Lost: one lottery ticket, somewhere in the Stevenage area. Value: until last night, around £64m.
Residents of the normally quiet, suburban Hertfordshire town - as well as neighbouring Hitchin - were conducting frantic last minute searches for the winning ticket to the largest ever unclaimed Lottery jackpot last night. The ticket, which was bought in the area, has gone missing and now the huge £63,837,543.46 jackpot has gone with it.
“I am sure it was mine,” said 32-year-old landscaper Pete James today. “I lost the ticket I bought near Hitchin. I bought a few and they were in my van but they all got cleaned out before I could check them. I looked for a while but they’ve been chucked away,” he said.

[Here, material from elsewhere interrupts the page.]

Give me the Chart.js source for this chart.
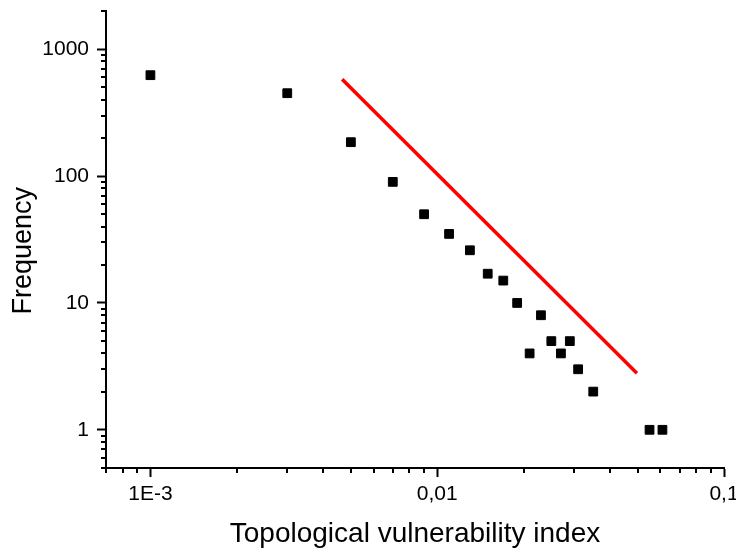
<!DOCTYPE html>
<html>
<head>
<meta charset="utf-8">
<script src="https://cdn.jsdelivr.net/npm/chart.js@4/dist/chart.umd.min.js"></script>
<style>
html,body{margin:0;padding:0;background:#fff;}
#wrap{width:736px;height:553px;position:relative;}
</style>
</head>
<body>
<div id="wrap"><canvas id="c"></canvas></div>
<script>
// Data
const xValues = [0.001, 0.003, 0.005, 0.007, 0.009, 0.011, 0.013, 0.015, 0.017, 0.019, 0.021, 0.023, 0.025, 0.027, 0.029, 0.031, 0.035, 0.055, 0.061];
const yValues = [624, 450, 185, 90, 50, 35, 26, 17, 15, 10, 4, 8, 5, 4, 5, 3, 2, 1, 1];
const fitX = [0.00466, 0.0497];
const fitY = [580, 2.79];

const xTickValues = [0.001, 0.01, 0.1];
const xTickLabels = ['1E-3', '0,01', '0,1'];
const yTickValues = [1, 10, 100, 1000];
const yTickLabels = ['1', '10', '100', '1000'];
const xMinor = [0.0007, 0.0008, 0.0009, 0.002, 0.003, 0.004, 0.005, 0.006, 0.007, 0.008, 0.009,
                0.02, 0.03, 0.04, 0.05, 0.06, 0.07, 0.08, 0.09];
const yMinor = [0.5, 0.6, 0.7, 0.8, 0.9, 2, 3, 4, 5, 6, 7, 8, 9, 20, 30, 40, 50, 60, 70, 80, 90,
                200, 300, 400, 500, 600, 700, 800, 900, 2000];

const FONT = "'Liberation Sans', Arial, sans-serif";

const minorTicks = {
  id: 'minorTicks',
  afterDraw(chart) {
    const ctx = chart.ctx;
    const xs = chart.scales.x, ys = chart.scales.y;
    const area = chart.chartArea;
    ctx.save();
    ctx.strokeStyle = '#000';
    ctx.lineWidth = 2;
    ctx.beginPath();
    xMinor.forEach(v => {
      const px = Math.round(xs.getPixelForValue(v));
      ctx.moveTo(px, area.bottom);
      ctx.lineTo(px, area.bottom + 5);
    });
    yMinor.forEach(v => {
      const py = Math.round(ys.getPixelForValue(v));
      ctx.moveTo(area.left, py);
      ctx.lineTo(area.left - 5, py);
    });
    ctx.stroke();
    ctx.restore();
  }
};

function zeroPad(s) {
  s.paddingLeft = 0; s.paddingRight = 0; s.paddingTop = 0; s.paddingBottom = 0;
}

new Chart(document.getElementById('c'), {
  type: 'scatter',
  data: {
    datasets: [
      {
        label: 'Frequency',
        data: xValues.map((x, i) => ({x: x, y: yValues[i]})),
        pointStyle: 'rect',
        pointRadius: 6.2,
        backgroundColor: '#000',
        borderColor: '#000',
        borderWidth: 1
      },
      {
        type: 'line',
        label: 'Fit',
        data: fitX.map((x, i) => ({x: x, y: fitY[i]})),
        borderColor: '#ff0000',
        borderWidth: 3.5,
        pointRadius: 0,
        fill: false
      }
    ]
  },
  options: {
    responsive: true,
    maintainAspectRatio: false,
    animation: false,
    layout: {padding: {left: 0, right: 12, top: 11, bottom: 0}},
    plugins: {legend: {display: false}, tooltip: {enabled: false}},
    scales: {
      x: {
        type: 'logarithmic',
        position: 'bottom',
        min: 0.0007,
        max: 0.1,
        afterBuildTicks: s => { s.ticks = xTickValues.map(v => ({value: v})); },
        afterFit: s => { s.height = 85; zeroPad(s); },
        ticks: {
          autoSkip: false, maxRotation: 0, padding: 5,
          color: '#000',
          font: {family: FONT, size: 21},
          callback: (v, i) => xTickLabels[i]
        },
        grid: {drawOnChartArea: false, drawTicks: true, tickLength: 9, tickWidth: 2, tickColor: '#000'},
        border: {display: true, color: '#000', width: 2},
        title: {
          display: true, text: 'Topological vulnerability index',
          color: '#000', font: {family: FONT, size: 28},
          padding: {top: 2, bottom: 2}
        }
      },
      y: {
        type: 'logarithmic',
        position: 'left',
        min: 0.5,
        max: 2000,
        afterBuildTicks: s => { s.ticks = yTickValues.map(v => ({value: v})); },
        afterFit: s => { s.width = 106; zeroPad(s); },
        ticks: {
          autoSkip: false, padding: 8,
          color: '#000',
          font: {family: FONT, size: 21},
          callback: (v, i) => yTickLabels[i]
        },
        grid: {drawOnChartArea: false, drawTicks: true, tickLength: 9, tickWidth: 2, tickColor: '#000'},
        border: {display: true, color: '#000', width: 2},
        title: {
          display: true, text: 'Frequency   ',
          color: '#000', font: {family: FONT, size: 27},
          padding: {top: 7, bottom: 7}
        }
      }
    }
  },
  plugins: [minorTicks]
});
</script>
</body>
</html>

Mr James, who was waiting for a trim in a local barber shop, added: “I also had a few in the pockets of my work jeans which went into the wash. With £64m, I would go somewhere where there is hot weather and glamorous women. I might put a bit of it away of course, there’s only so much you can spend on hot weather and glamorous women.”
Down the road in Stevenage’s picturesque Old Town, staff in one shop said they had heard lots of stories from customers who thought they were the winners. “A million people have ‘lost their tickets’ all of a sudden,” said 22-year-old Alan Edwards. But none found the ticket.
The town’s newsagents are plastered with posters asking: “Are you missing £63.8m” and the owners said they had seen floods of people coming in to check whether theirs was the winner. There were even stories in the town that some were so sure it was hidden down the back of the proverbial sofa that they hired people to come into their house to try to find it.
In order to protect the anonymity of an eventual winner, Lottery operator Camelot is barred from identifying the exact shop the winning Euromillions ticket was bought in, despite the relative ease with which it could have solved the mystery of the missing ticket. In place of any concrete information, came rumour and intrigue.
Staff at the Red Lion pub said that customers have been in talking about the fabled missing ticket for some time. Their theories range from the winner dying to having used the ticket as a filter for a cigarette. “Most expensive cigarette ever”, said one drinker.
Barmaid Anna Cavallo, 24, said she had received text messages from family members reminding her to check her purse But, she was not the winner. “I wish I had it hidden behind the bar,” she said when one colleague offered to “go halves”. Her colleague Ryan Perrin, 21, said he was going to go rooting through the bins as the deadline drew closer.
Local gossip identified the Choc Box newsagent in Stevenage as the source of the winning ticket. “You can’t believe everything you hear,” said 49-year-old Umesh Sacharia, who runs it. He added: “We have had all sorts of stories from people who said they lost their ticket, people coming back in to see if they left it here.”
Tickets are valid for six months after the date of the draw and, if unclaimed, the money is passed from Camelot to 13 Lottery distribution bodies. Camelot said that the money, plus the interest it has earned whilst being held in trust, will be given to charities and other good causes. The bodies choose projects to allocate money to from those which send in applications.
But there is a movement to keep the money within the Stevenage area. Members of a Facebook group say that, since Camelot can tell that it was bought in the area, the money should be given to local causes and charities.
After the months of searching, it is unlikely the holder of the winning ticket will now want to find it. To paraphrase the poster that was driven around the area on vans: “It could have been you”.
Could it be you? Other unclaimed lottery tickets
The huge Hertfordshire jackpot was not the only one due to expire last night. A Monmouthshire winner from the same day in June worth £100,000 was also listed as still unclaimed. A £6.4m jackpot is also yet to be claimed by a winner who bought the ticket in Anglesey. The deadline is next March.
A Watford man lost out on more than £3m in 2001 when he waited too long to claim his winnings. Martyn Tott took his case to court when Camelot refused to pay but he lost and never received a penny.
The previous largest unclaimed jackpot was £9.4m, which no-one came forward to collect after the ticket was bought in Doncaster in 2005.
Last year, a $77m (£47m) jackpot went unclaimed when a US Lottery player, who bought their ticket in Georgia failed to come forward and claim the prize.